- Đừng Đốt
- Directed by: Đặng Nhật Minh
- Written by: Đặng Nhật Minh
- Produced by: Hong Ngat Nguyen
- Starring: Minh Huong; Tina Duong; Michael Jarmus; Mathew M. Korsch; Patrick T. McGowan; Ben Rindner; Aryeh Sternberg; Brian Townes;
- Cinematography: Duc Tung Vu
- Edited by: Anh Tu Tran
- Music by: Brothers Benedekfi; István Benedekfi; Zoltán Benedekfi;
- Release date: 2009;
- Country: Vietnam
- Language: Vietnamese

= Don't Burn =

Don't Burn (Vietnamese: Đừng Đốt) is a 2009 Vietnamese historical drama film about Đặng Thùy Trâm written and directed by Đặng Nhật Minh. Starring Tina Duong, Minh Huong and Ben Rindner, the film premiered at the 19th Fukuoka International Film Festival in Japan, winning the audience prize. The film was released in Vietnam in late April 2009 and showed at the ASEM international film festival in Hanoi in mid-May 2009. It was also selected as Vietnam's entry for Best International Feature Film at the 82nd Academy Awards.

== Plot ==
Don't Burn follows an American soldier by the name of Fred Whitehurst, who was stationed in Vietnam from 1970–1972. While attacking a village, Fred finds a diary in an abandoned field hospital. With the help of a fellow soldier Huan, he starts translating the diary, which belonged to Dang Thuy Tram, a doctor who was positioned at the field hospital for several years. She describes in vivid detail the horrors she experienced during the war: her friends die around her every day, food is scarce, and she misses her family. As Fred continues to read about the horrific fate of the wounded soldiers Thuy treated, he starts to see the humanity of his enemy and starts to have nightmares of the people he and the US army have killed. Once Fred returns to the United States, his translation efforts continue with the help of his brother Robert's Vietnamese wife Mai.

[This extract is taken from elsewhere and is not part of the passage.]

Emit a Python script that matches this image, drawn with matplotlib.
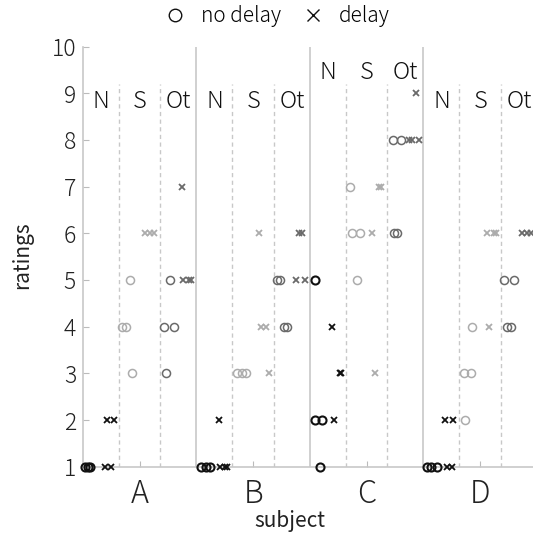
import numpy as np
import matplotlib; matplotlib.use('Agg')
import matplotlib.pyplot as plt
from matplotlib.lines import Line2D

plt.rcParams['font.family'] = ['Noto Sans CJK JP', 'DejaVu Sans']
plt.rcParams['font.weight'] = 'light'

subjects = ['A', 'B', 'C', 'D']
conditions = ['N', 'S', 'Ot']

# every point: subject index, place inside the subject column (0-1), rating
n_nodelay_subj = [0, 0, 0, 1, 1, 1, 2, 2, 2, 2, 3, 3, 3]
n_nodelay_pos = [0.02, 0.04, 0.06, 0.04, 0.08, 0.12, 0.09, 0.04, 0.04, 0.11, 0.03, 0.07, 0.12]
n_nodelay_rating = [1, 1, 1, 1, 1, 1, 1, 5, 2, 2, 1, 1, 1]

n_delay_subj = [0, 0, 0, 0, 1, 1, 1, 1, 2, 2, 2, 2, 3, 3, 3, 3]
n_delay_pos = [0.19, 0.25, 0.21, 0.27, 0.21, 0.25, 0.27, 0.20, 0.21, 0.19, 0.26, 0.27, 0.21, 0.25, 0.19, 0.26]
n_delay_rating = [1, 1, 2, 2, 1, 1, 1, 2, 2, 4, 3, 3, 1, 1, 2, 2]

s_nodelay_subj = [0, 0, 0, 0, 1, 1, 1, 2, 2, 2, 2, 3, 3, 3, 3]
s_nodelay_pos = [0.41, 0.34, 0.38, 0.43, 0.36, 0.40, 0.44, 0.35, 0.37, 0.44, 0.41, 0.37, 0.36, 0.42, 0.43]
s_nodelay_rating = [5, 4, 4, 3, 3, 3, 3, 7, 6, 6, 5, 2, 3, 3, 4]

s_delay_subj = [0, 0, 0, 1, 1, 1, 1, 2, 2, 2, 2, 3, 3, 3, 3]
s_delay_pos = [0.55, 0.59, 0.63, 0.55, 0.57, 0.61, 0.64, 0.61, 0.63, 0.55, 0.57, 0.58, 0.56, 0.62, 0.64]
s_delay_rating = [6, 6, 6, 6, 4, 4, 3, 7, 7, 6, 3, 4, 6, 6, 6]

ot_nodelay_subj = [0, 0, 0, 0, 1, 1, 1, 1, 2, 2, 2, 2, 3, 3, 3, 3]
ot_nodelay_pos = [0.77, 0.71, 0.80, 0.73, 0.71, 0.74, 0.77, 0.80, 0.73, 0.80, 0.74, 0.77, 0.71, 0.80, 0.74, 0.77]
ot_nodelay_rating = [5, 4, 4, 3, 5, 5, 4, 4, 8, 8, 6, 6, 5, 5, 4, 4]

ot_delay_subj = [0, 0, 0, 0, 1, 1, 1, 1, 2, 2, 2, 2, 3, 3, 3]
ot_delay_pos = [0.87, 0.88, 0.93, 0.95, 0.88, 0.96, 0.90, 0.93, 0.87, 0.90, 0.96, 0.93, 0.87, 0.91, 0.95]
ot_delay_rating = [7, 5, 5, 5, 5, 5, 6, 6, 8, 8, 8, 9, 6, 6, 6]

groups = [
    ('N', False, n_nodelay_subj, n_nodelay_pos, n_nodelay_rating),
    ('N', True, n_delay_subj, n_delay_pos, n_delay_rating),
    ('S', False, s_nodelay_subj, s_nodelay_pos, s_nodelay_rating),
    ('S', True, s_delay_subj, s_delay_pos, s_delay_rating),
    ('Ot', False, ot_nodelay_subj, ot_nodelay_pos, ot_nodelay_rating),
    ('Ot', True, ot_delay_subj, ot_delay_pos, ot_delay_rating),
]
colors = {'N': '#111111', 'S': '#acacac', 'Ot': '#6a6a6a'}
line_gray = '#c8c8c8'

fig = plt.figure(figsize=(5.33, 5.35), dpi=100)
ax = fig.add_axes([0.1557, 0.1277, 0.8518, 0.7852])

# column borders and condition dividers
for k in range(1, len(subjects)):
    ax.axvline(k, color=line_gray, lw=1.2, zorder=1)
for k in range(len(subjects)):
    ax.vlines([k + 0.315, k + 0.68], 1, 9.2, colors=line_gray, lw=1,
              linestyles=(0, (3, 2.5)), zorder=1)
    label_y = 9.45 if subjects[k] == 'C' else 8.83
    for c, cx in zip(conditions, [0.16, 0.5, 0.84]):
        ax.text(k + cx, label_y, c, ha='center', va='center', fontsize=17, color='#111111')

for cond, delay, subj, pos, rating in groups:
    x = np.array(subj) + np.array(pos)
    if delay:
        ax.plot(x, rating, ls='none', marker='x', ms=4, mew=1.3,
                color=colors[cond], clip_on=False, zorder=3)
    else:
        ax.plot(x, rating, ls='none', marker='o', ms=5.8, mew=1.1 if cond != 'N' else 1.5,
                mfc='none', mec=colors[cond], clip_on=False, zorder=3)

ax.set_xlim(0, len(subjects))
ax.set_ylim(1, 10)
ax.set_yticks(range(1, 11))
ax.set_xticks(np.arange(len(subjects)) + 0.5)
ax.set_xticklabels(subjects)
ax.tick_params(axis='y', direction='in', length=4, color='#bbbbbb', pad=5,
               labelsize=16.5, labelcolor='#222222')
ax.tick_params(axis='x', direction='in', length=4, color='#bbbbbb', pad=8,
               labelsize=22, labelcolor='#222222')
for side in ['top', 'right']:
    ax.spines[side].set_visible(False)
for side in ['left', 'bottom']:
    ax.spines[side].set_color(line_gray)
    ax.spines[side].set_linewidth(1.2)

ax.set_xlabel('subject', fontsize=15, color='#222222', va='center')
ax.xaxis.set_label_coords(0.456, -0.129)
ax.set_ylabel('ratings', fontsize=15, color='#222222', va='center')
ax.yaxis.set_label_coords(-0.134, 0.504)

handles = [Line2D([], [], ls='none', marker='o', ms=9, mew=1, mfc='none', mec='#111111'),
           Line2D([], [], ls='none', marker='x', ms=8, mew=1, color='#111111')]
fig.legend(handles, ['no delay', 'delay'], loc='center', bbox_to_anchor=(0.52, 0.97),
           ncol=2, frameon=False, fontsize=15, handlelength=1, handletextpad=0.75,
           columnspacing=1.0)

fig.savefig('out.png', dpi=100)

While the family's long history of military service in the US army initially clashes with the empathetic writing of their supposed enemy, they eventually grow to be inspired by Thuy's altruism. 35 years pass before Fred brings the diary to Texas Tech University for a seminar on the Vietnam War. There the diary is archived digitally and eventually returned to Thuy's surviving family.

== Production ==
At the end of 2005, Dang Thuy Tram's diary became a phenomenon in Vietnam. After a visit to the family of martyr Dang Thuy Tram, the idea of making a movie about Ms. Tram began to form in director Dang Nhat Minh's mind. He wanted to make a Vietnam War film different from the ones made before in Vietnam, one where neither the "enemy" nor the "allies" sides were evil. The director expressed that "In the whirlpool of war, people are only victims".

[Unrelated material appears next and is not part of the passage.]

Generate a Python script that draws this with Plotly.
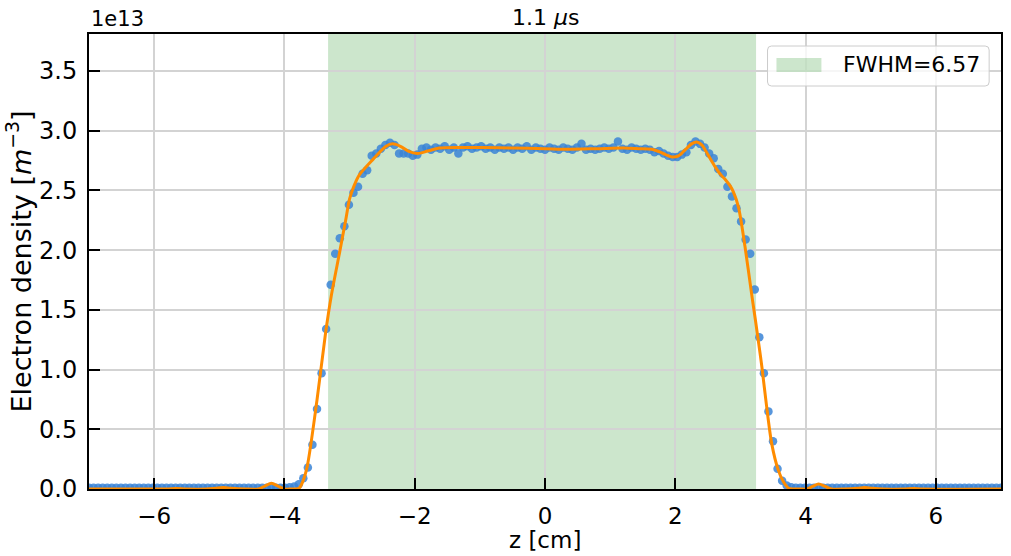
import plotly.graph_objects as go

# Axial electron density profile at t = 1.1 us (values in units of 1e13 m^-3)
z_start = -7.0
z_step = 0.07
n_points = 201
z_cm = [round(z_start + z_step * i, 2) for i in range(n_points)]

density_left_base = [
    0.01, 0.01, 0.01, 0.01, 0.01, 0.01, 0.01, 0.01, 0.01, 0.01,
    0.01, 0.01, 0.01, 0.01, 0.01, 0.01, 0.01, 0.01, 0.01, 0.01,
    0.01, 0.01, 0.01, 0.01, 0.01, 0.01, 0.01, 0.01, 0.01, 0.01,
    0.01, 0.01, 0.01, 0.01, 0.01, 0.01, 0.01, 0.01, 0.01, 0.01,
    0.01, 0.01, 0.01, 0.01, 0.015,
]
density_left_edge = [
    0.02, 0.04, 0.09, 0.18, 0.37, 0.67, 0.97, 1.34, 1.71, 1.97,
    2.10, 2.20, 2.38, 2.48, 2.53, 2.64, 2.67, 2.79, 2.81, 2.85,
    2.88, 2.90, 2.88, 2.81, 2.81, 2.81, 2.79, 2.80, 2.85,
]
density_plateau = [
    2.86, 2.84, 2.86, 2.85, 2.87, 2.84, 2.86, 2.81, 2.86, 2.87,
    2.85, 2.86, 2.87, 2.85, 2.86, 2.84, 2.86, 2.85, 2.86, 2.84,
    2.86, 2.85, 2.87, 2.84, 2.86, 2.85, 2.84, 2.86, 2.85, 2.84,
    2.86, 2.85, 2.84, 2.86, 2.89, 2.84, 2.85, 2.84, 2.85, 2.86,
    2.85, 2.86, 2.91, 2.85, 2.84, 2.86, 2.85, 2.84, 2.85, 2.84,
    2.82, 2.83, 2.81, 2.79, 2.78,
]
density_right_edge = [
    2.78, 2.80, 2.82, 2.88, 2.91, 2.89, 2.86, 2.81, 2.77, 2.68,
    2.64, 2.53, 2.45, 2.35, 2.24, 2.09, 1.97, 1.67, 1.27, 0.97,
    0.65, 0.40, 0.17, 0.07, 0.03,
]
density_right_base = [
    0.015, 0.01, 0.01, 0.01, 0.01, 0.01, 0.01, 0.01, 0.01, 0.01,
    0.01, 0.01, 0.01, 0.01, 0.01, 0.01, 0.01, 0.01, 0.01, 0.01,
    0.01, 0.01, 0.01, 0.01, 0.01, 0.01, 0.01, 0.01, 0.01, 0.01,
    0.01, 0.01, 0.01, 0.01, 0.01, 0.01, 0.01, 0.01, 0.01, 0.01,
    0.01, 0.01, 0.01, 0.01, 0.01, 0.01, 0.01,
]
density = (density_left_base + density_left_edge + density_plateau
           + density_right_edge + density_right_base)

# Smoothed fit of the profile
fit_z = [
    -7.0, -6.0, -5.8, -5.66, -5.5, -5.2, -5.06, -4.94, -4.82, -4.6,
    -4.4, -4.3, -4.2, -4.1, -4.0, -3.9, -3.82, -3.77, -3.72, -3.65,
    -3.5, -3.37, -3.28, -3.15, -3.06, -3.0, -2.93, -2.85, -2.64, -2.44,
    -2.34, -2.22, -2.1, -1.96, -1.8, -1.62, -1.3, -0.96, -0.5, 0.0,
    0.32, 0.8, 1.2, 1.44, 1.64, 1.75, 1.85, 1.95, 2.05, 2.15,
    2.25, 2.33, 2.41, 2.5, 2.61, 2.7, 2.77, 2.84, 2.89, 2.97,
    3.07, 3.17, 3.23, 3.28, 3.33, 3.4, 3.48, 3.58, 3.66, 3.74,
    3.82, 3.92, 4.02, 4.11, 4.2, 4.3, 4.4, 4.6, 4.8, 4.91,
    5.02, 5.2, 5.5, 5.66, 5.8, 7.0,
]
fit_density = [
    0.0, 0.0, 0.0, 0.004, 0.0, 0.0, 0.006, 0.012, 0.006, 0.0,
    0.0, 0.025, 0.048, 0.025, 0.0, 0.0, 0.0, 0.01, 0.06, 0.19,
    0.745, 1.30, 1.62, 1.99, 2.25, 2.43, 2.54, 2.63, 2.76, 2.87,
    2.89, 2.87, 2.83, 2.81, 2.83, 2.855, 2.86, 2.86, 2.855, 2.85,
    2.845, 2.85, 2.855, 2.85, 2.845, 2.825, 2.80, 2.78, 2.79, 2.84,
    2.89, 2.905, 2.88, 2.80, 2.70, 2.63, 2.59, 2.54, 2.49, 2.36,
    2.03, 1.64, 1.415, 1.22, 1.02, 0.70, 0.38, 0.16, 0.06, 0.005,
    0.0, 0.0, 0.0, 0.022, 0.042, 0.022, 0.0, 0.0, 0.006, 0.012,
    0.006, 0.0, 0.0, 0.004, 0.0, 0.0,
]

fwhm_left = -3.33
fwhm_right = 3.24
fwhm_label = "FWHM=6.57"

x_ticks = [-6, -4, -2, 0, 2, 4, 6]
y_ticks = [0.0, 0.5, 1.0, 1.5, 2.0, 2.5, 3.0, 3.5]
y_top = 3.81

FONT = "DejaVu Sans"
SPAN_FILL = "rgba(0,128,0,0.2)"

fig = go.Figure()

# FWHM band, drawn beneath the grid
fig.add_shape(
    type="rect", xref="x", yref="paper", x0=fwhm_left, x1=fwhm_right,
    y0=0, y1=1, fillcolor=SPAN_FILL, line_width=0, layer="below",
)

fig.add_trace(go.Scatter(
    x=z_cm, y=density, mode="markers", showlegend=False,
    marker=dict(size=8.5, color="rgba(58,132,214,0.85)", line_width=0),
))
fig.add_trace(go.Scatter(
    x=fit_z, y=fit_density, mode="lines", showlegend=False,
    line=dict(color="#ff8c00", width=3, shape="spline", smoothing=0.8),
))


def rounded_box(x0, y0, x1, y1, rx, ry):
    """SVG path of a rectangle with rounded corners (paper coordinates)."""
    return (f"M{x0 + rx},{y0} L{x1 - rx},{y0} Q{x1},{y0} {x1},{y0 + ry} "
            f"L{x1},{y1 - ry} Q{x1},{y1} {x1 - rx},{y1} "
            f"L{x0 + rx},{y1} Q{x0},{y1} {x0},{y1 - ry} "
            f"L{x0},{y0 + ry} Q{x0},{y0} {x0 + rx},{y0} Z")


# Legend frame, patch and label
plot_w, plot_h = 914, 455
fig.add_shape(
    type="path", xref="paper", yref="paper", layer="above",
    path=rounded_box(0.744, 0.8857, 0.987, 0.9736, 4 / plot_w, 4 / plot_h),
    fillcolor="rgba(255,255,255,0.8)", line=dict(color="#cccccc", width=1),
)
fig.add_shape(
    type="rect", xref="paper", yref="paper", layer="above",
    x0=0.7538, x1=0.8031, y0=0.9165, y1=0.9473,
    fillcolor=SPAN_FILL, line_width=0,
)

axis_common = dict(
    showline=True, linecolor="black", linewidth=2, mirror=True,
    ticks="inside", ticklen=11, tickwidth=2, tickcolor="black",
    showgrid=True, gridcolor="#d3d3d3", gridwidth=2, zeroline=False,
    tickfont=dict(family=FONT, size=23, color="black"),
)

fig.update_xaxes(range=[-7, 7], tickvals=x_ticks, ticklabelstandoff=5,
                 **axis_common)
fig.update_yaxes(range=[0, y_top], tickvals=y_ticks, tickformat=".1f",
                 ticklabelstandoff=5, tickfont_size=24,
                 **{k: v for k, v in axis_common.items() if k != "tickfont"},
                 tickfont_family=FONT, tickfont_color="black")

fig.update_layout(
    width=1011, height=556,
    margin=dict(l=89, r=8, t=34, b=67),
    paper_bgcolor="white", plot_bgcolor="white",
    font=dict(family=FONT, color="black"),
    showlegend=False,
    title=dict(text="1.1 <i>μ</i>s", x=0.5397, xanchor="center",
               y=1 - 17 / 556, yanchor="middle",
               font=dict(family=FONT, size=22, color="black")),
    annotations=[
        dict(text=fwhm_label, xref="paper", yref="paper", x=0.825, y=0.9319,
             xanchor="left", yanchor="middle", showarrow=False,
             font=dict(family=FONT, size=22, color="black")),
        dict(text="1e13", xref="paper", yref="paper", x=0, y=1,
             xanchor="left", yanchor="bottom", yshift=1, showarrow=False,
             font=dict(family=FONT, size=21, color="black")),
        dict(text="z [cm]", xref="paper", yref="paper", x=0.5, y=0,
             xanchor="center", yanchor="middle", yshift=-51, showarrow=False,
             font=dict(family=FONT, size=23, color="black")),
        dict(text="Electron density [<i>m</i><sup>−3</sup>]", xref="paper",
             yref="paper", x=0, y=0.5, xanchor="center", yanchor="middle",
             xshift=-70, textangle=-90, showarrow=False,
             font=dict(family=FONT, size=27, color="black")),
    ],
)

fig.write_html("out.html")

Đặng Nhật Minh traveled to North Carolina in 2005 to meet Fred Whitehurst before writing the film. When asked what had impressed Fred most about the diary, he claimed it was the passage "Và ai có biết chăng ai/ Tình thương đã chắp cánh dài cho ta…" which translates to "And do you know/ Love has given us wings..." Returning to Hanoi, he began to write the script for the film, which was initially called "there is fire in this".

== Cast ==

- Minh Huong
- Tina Duong
- Michael Jarmus
- Mathew M Korsch
- Patrick T
- McGowan
- Ben Rindner
- Aryeh Sternberg
- Brian Townes

== Awards ==
The film won the Golden Lotus for Best Feature Film, the Award for Best Screenplay at the 2009 Vietnam Film Festival as well as the Golden Kite Prize and Excellent Director award by Vietnam Cinema Association Awards in 2009.

It also won the audience award at the 2009 Fukuoka Film Festival.